3) Why use TL1 ? TL1 is a highly structured management interface that offers many advantages over alternate approaches - simplicity and ease of implementation and use are highest among these.
- Standard Command-line Interface - TL1 provides an industry standard command line interface for managing network elements. It is also flexible enough to allow for vendor extensions where appropriate.
- Human-to-machine Language - TL1 messages are in plain ASCII text, so operators and developers alike can always read them. As messages are easily readable, TL1 does not require sophisticated debuggers or protocol analyzers - what you see is what you get.
- Machine-to-machine Language - A TL1 message dialogue can easily provide a communications stream equivalent to a binary encoded stream. Unlike the binary encoded stream however, humans are also able to read the messages. This provides a unique fall back that no other protocol provides - the human operator.
- Small Footprint - Unlike alternative approaches, TL1 has a small footprint that allows it to co-reside with other management protocols and makes it easy to embed on both new and existing network equipment.
- Services - Unlike SNMP for instance, TL1 has a well-defined set of management services for performance, fault, security, and other areas of management. For instance, an operator has standard ways to set up performance schedules and receive performance reports from any vendor's TL1-manageable NE.
4) What services are built into a TL1 interface? There are standard TL1 messages for Fault, Configuration, Performance, Security and Testing. Off-the-shelf OSSs like Bellcore's OPS/INE and NMA leverage these services to manage NEs of many technologies and from different vendors. Management based on services is more powerful than the simplistic "get-set" mechanisms supported in SNMP.
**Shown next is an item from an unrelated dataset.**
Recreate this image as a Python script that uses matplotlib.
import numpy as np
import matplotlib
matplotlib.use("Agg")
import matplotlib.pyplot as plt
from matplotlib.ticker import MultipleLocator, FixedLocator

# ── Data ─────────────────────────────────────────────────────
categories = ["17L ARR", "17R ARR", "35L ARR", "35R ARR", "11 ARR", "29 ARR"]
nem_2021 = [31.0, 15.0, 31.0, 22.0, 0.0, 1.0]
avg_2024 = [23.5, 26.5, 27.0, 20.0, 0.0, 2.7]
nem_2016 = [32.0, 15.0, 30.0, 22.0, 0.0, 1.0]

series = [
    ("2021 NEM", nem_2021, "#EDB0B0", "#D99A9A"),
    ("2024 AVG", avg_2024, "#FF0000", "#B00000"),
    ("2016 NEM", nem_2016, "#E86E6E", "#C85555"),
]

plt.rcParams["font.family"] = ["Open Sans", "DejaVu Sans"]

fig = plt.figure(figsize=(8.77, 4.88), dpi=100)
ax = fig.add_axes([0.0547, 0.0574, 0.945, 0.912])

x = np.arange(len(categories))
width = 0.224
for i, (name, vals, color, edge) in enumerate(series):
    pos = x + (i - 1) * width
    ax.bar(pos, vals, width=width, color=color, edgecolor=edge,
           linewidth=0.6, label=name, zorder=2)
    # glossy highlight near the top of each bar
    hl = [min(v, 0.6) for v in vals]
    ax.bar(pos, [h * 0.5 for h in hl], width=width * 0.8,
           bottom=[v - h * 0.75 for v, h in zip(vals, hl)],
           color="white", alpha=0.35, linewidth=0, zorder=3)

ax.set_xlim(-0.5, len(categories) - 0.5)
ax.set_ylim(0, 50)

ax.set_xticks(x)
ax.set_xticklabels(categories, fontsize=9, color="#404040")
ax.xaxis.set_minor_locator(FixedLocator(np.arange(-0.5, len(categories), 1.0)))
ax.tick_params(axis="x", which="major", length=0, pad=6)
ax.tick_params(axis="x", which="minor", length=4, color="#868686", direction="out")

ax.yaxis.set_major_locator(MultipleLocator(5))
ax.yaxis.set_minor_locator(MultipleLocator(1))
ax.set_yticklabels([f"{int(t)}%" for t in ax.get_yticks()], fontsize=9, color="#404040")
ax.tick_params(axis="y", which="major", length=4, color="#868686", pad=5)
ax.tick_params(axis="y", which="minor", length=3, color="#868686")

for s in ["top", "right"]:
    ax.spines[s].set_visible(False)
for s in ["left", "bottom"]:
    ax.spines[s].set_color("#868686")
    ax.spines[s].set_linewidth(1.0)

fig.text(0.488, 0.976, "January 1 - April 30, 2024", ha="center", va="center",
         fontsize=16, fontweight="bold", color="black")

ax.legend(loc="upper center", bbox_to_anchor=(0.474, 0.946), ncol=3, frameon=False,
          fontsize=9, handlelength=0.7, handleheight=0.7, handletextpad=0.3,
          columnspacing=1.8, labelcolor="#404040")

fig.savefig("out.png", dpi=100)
5) Is TL1 suitable for managing today's sophisticated equipment ? There are three basic requirements for a telecom management interface. With the pace of technology improvements, you must be able to develop new interfaces quickly. In addition, as new features are added to an existing element, you must be able to upgrade the management interface easily. Finally, the deployed interface must be able to keep up with the performance and usability requirements of the management systems and network elements that it connects. Because TL1 interfaces are string-based and human-readable, they can be rapidly developed and easily updated. No special decoders are needed for debugging, and new messages can be added with minimal effort. This contrasts with the complex environments required to develop and maintain other protocol interfaces, for which development cycles of 9 to 12 months regularly fall behind hardware enhancements. Finally, TL1 is scalable, as shown by its ability to work with scalable management systems such as Bellcore's Network Monitoring and Analysis system.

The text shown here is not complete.